I just returned tonight from Indiana University, where I gave a lecture Tuesday for the music department entitled “The Ethics of Composing in a Corporate Society.” I probably should have mentioned here beforehand that I was going to present this, so that if you were around you could have gone. But I mention it now because, to tell you the truth, one of the benefits of maintaining this blog is that it contains a running list of my gigs, so that later, if I need to update my résumé (something I hope I won’t have to do many more times in my life), I can look through my blog to locate the details. And I’m not going to post the lecture text here. I need to cultivate a repertoire of unpublished talks I can give when asked to do these things, so I don’t have to write a new lecture every time the way Mozart wrote a new concerto for every concert. After all, I only have a finite number of ideas. At least, I only have a finite number of noncontroversial ideas, and I’ve been trying lately not to piss off the people who invite me somewhere. This hasn’t always been my practice.
Besides, as always with academia, it’s the peripheral human contacts that carry more weight than the central pretext. For the subsequent evening, the faculty invited me to a performance of Beethoven’s Missa Solemnis, which I hear is a cute piece, but grad student Brent Reidy also hinted that he was hosting an informal concert of student compositions at his apartment, and that was better bait. Brent – a composer who’s getting a doctorate in musicology, which is an idea I kind of wish I had thought of at his age – hates the standard people-in-rows-of-chairs concert format, and he’s starting his own concert series at which each piece will be played, then discussed, and then played again. It’s a wonderful idea, reminiscent of Schoenberg’s Society for Private Musical Performance but even friendlier. So I heard six student pieces, twice, whose lack of academic pretension would have been deemed miraculous during the era I was in grad school. The faculty I met were lovely and gracious and impressive, but the students are always more interesting, aren’t they?, because they give me clues as to what’s coming up in the future.
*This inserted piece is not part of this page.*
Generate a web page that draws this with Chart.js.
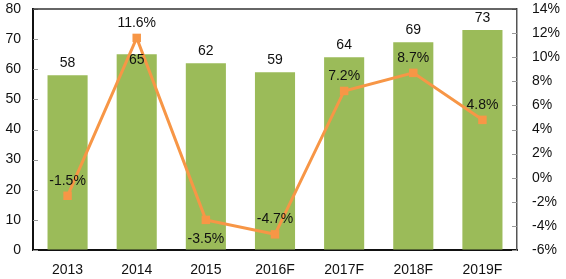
<!DOCTYPE html>
<html>
<head>
<meta charset="utf-8">
<script src="https://cdn.jsdelivr.net/npm/chart.js@4"></script>
<style>
  body { margin: 0; background: #fff; }
  #wrap { width: 566px; height: 279px; }
</style>
</head>
<body>
<div id="wrap"><canvas id="chart"></canvas></div>
<script>
// data
const years = ["2013", "2014", "2015", "2016F", "2017F", "2018F", "2019F"];
const sales = [58, 65, 62, 59, 64, 69, 73];
const growth = [-1.5, 11.6, -3.5, -4.7, 7.2, 8.7, 4.8];
const leftTicks = [0, 80, 10];
const rightTicks = [-6, 14, 2];

// where the value labels go
const barLabelPos = ["top", "inside", "top", "top", "top", "top", "top"];
const lineLabelPos = ["above", "above", "below", "above", "above", "above", "above"];

const FONT = "'Liberation Sans', Arial, sans-serif";

const labelsPlugin = {
    id: "valueLabels",
    afterDatasetsDraw(chart) {
        const ctx = chart.ctx;
        const a = chart.chartArea;
        ctx.save();

        // small ticks pointing into the plot on both value axes
        ctx.strokeStyle = "#999";
        ctx.lineWidth = 1;
        chart.scales.y.ticks.forEach(t => {
            const y = Math.round(chart.scales.y.getPixelForValue(t.value)) + 0.5;
            ctx.beginPath();
            ctx.moveTo(a.left, y);
            ctx.lineTo(a.left + 5, y);
            ctx.stroke();
        });
        chart.scales.y1.ticks.forEach(t => {
            const y = Math.round(chart.scales.y1.getPixelForValue(t.value)) + 0.5;
            ctx.beginPath();
            ctx.moveTo(a.right, y);
            ctx.lineTo(a.right - 5, y);
            ctx.stroke();
        });

        // top border of the plot box
        ctx.strokeStyle = "#333";
        ctx.lineWidth = 1.5;
        ctx.beginPath();
        ctx.moveTo(a.left, a.top);
        ctx.lineTo(a.right, a.top);
        ctx.stroke();

        ctx.font = "14px " + FONT;
        ctx.fillStyle = "#111";
        ctx.textAlign = "center";
        ctx.textBaseline = "middle";

        chart.getDatasetMeta(1).data.forEach((bar, i) => {
            const y = barLabelPos[i] === "inside" ? bar.y + 6 : bar.y - 12;
            ctx.fillText(sales[i], bar.x, y);
        });
        chart.getDatasetMeta(0).data.forEach((pt, i) => {
            const y = lineLabelPos[i] === "below" ? pt.y + 19 : pt.y - 15;
            ctx.fillText(growth[i].toFixed(1) + "%", pt.x, y);
        });
        ctx.restore();
    }
};

const noPad = s => { s.paddingTop = 0; s.paddingBottom = 0; s.paddingLeft = 0; s.paddingRight = 0; };

new Chart(document.getElementById("chart"), {
    data: {
        labels: years,
        datasets: [
            {
                type: "line",
                data: growth,
                yAxisID: "y1",
                borderColor: "#F79646",
                backgroundColor: "#F79646",
                borderWidth: 3,
                pointStyle: "rect",
                pointRadius: 6,
                pointBorderWidth: 0,
                order: 0
            },
            {
                type: "bar",
                data: sales,
                yAxisID: "y",
                backgroundColor: "#9BBB59",
                barPercentage: 0.58,
                categoryPercentage: 1,
                order: 1
            }
        ]
    },
    options: {
        responsive: true,
        maintainAspectRatio: false,
        animation: false,
        layout: { padding: { top: 9 } },
        plugins: {
            legend: { display: false },
            tooltip: { enabled: false }
        },
        scales: {
            x: {
                offset: true,
                grid: { display: false },
                border: { color: "#111", width: 2 },
                ticks: { color: "#111", font: { size: 14, family: FONT }, padding: 4 },
                afterFit: s => { noPad(s); s.height = 29; }
            },
            y: {
                position: "left",
                min: leftTicks[0],
                max: leftTicks[1],
                ticks: { stepSize: leftTicks[2], color: "#111", font: { size: 14, family: FONT }, padding: 12 },
                grid: { drawOnChartArea: false, drawTicks: false },
                border: { color: "#111", width: 2 },
                afterFit: s => { noPad(s); s.width = 33; }
            },
            y1: {
                position: "right",
                min: rightTicks[0],
                max: rightTicks[1],
                ticks: {
                    stepSize: rightTicks[2],
                    color: "#111",
                    font: { size: 14, family: FONT },
                    padding: 15,
                    callback: v => v + "%"
                },
                grid: { drawOnChartArea: false, drawTicks: false },
                border: { color: "#555", width: 1.5 },
                afterFit: s => { noPad(s); s.width = 49; }
            }
        }
    },
    plugins: [labelsPlugin]
});
</script>
</body>
</html>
I also heard an informative and admirably clear lecture analyzing the music of Thomas Adès by John Roeder of the University of British Columbia. This gave me a new vocabulary item with which to discuss my music. Apparently Adès employs a technique that Roeder calls “parsimonious voice leading,” which means that the chord progressions move by the smallest intervals possible. I’ve spent my entire creative life exploring parsimonious voice leading, but didn’t know to call it that, and with 31 pitches to the octave as opposed to only 12, I’ll go up against Adès in a parsimony contest any day. Partch called it tonality flux. [UPDATE: Ah, “parsimonious voice leading” is a Schoenberg term – not one I had paid specific attention to, but it obviously seeped in and took root somehow.]
While there I met some students who read my blog religiously, and I hope that percussionist/musicologist Kerry O’Brien and percussionist Andy Bliss, in particular, will appreciate reading here that it was lovely talking to (and drinking with) them. Store these names away, because you’ll hear them again someday.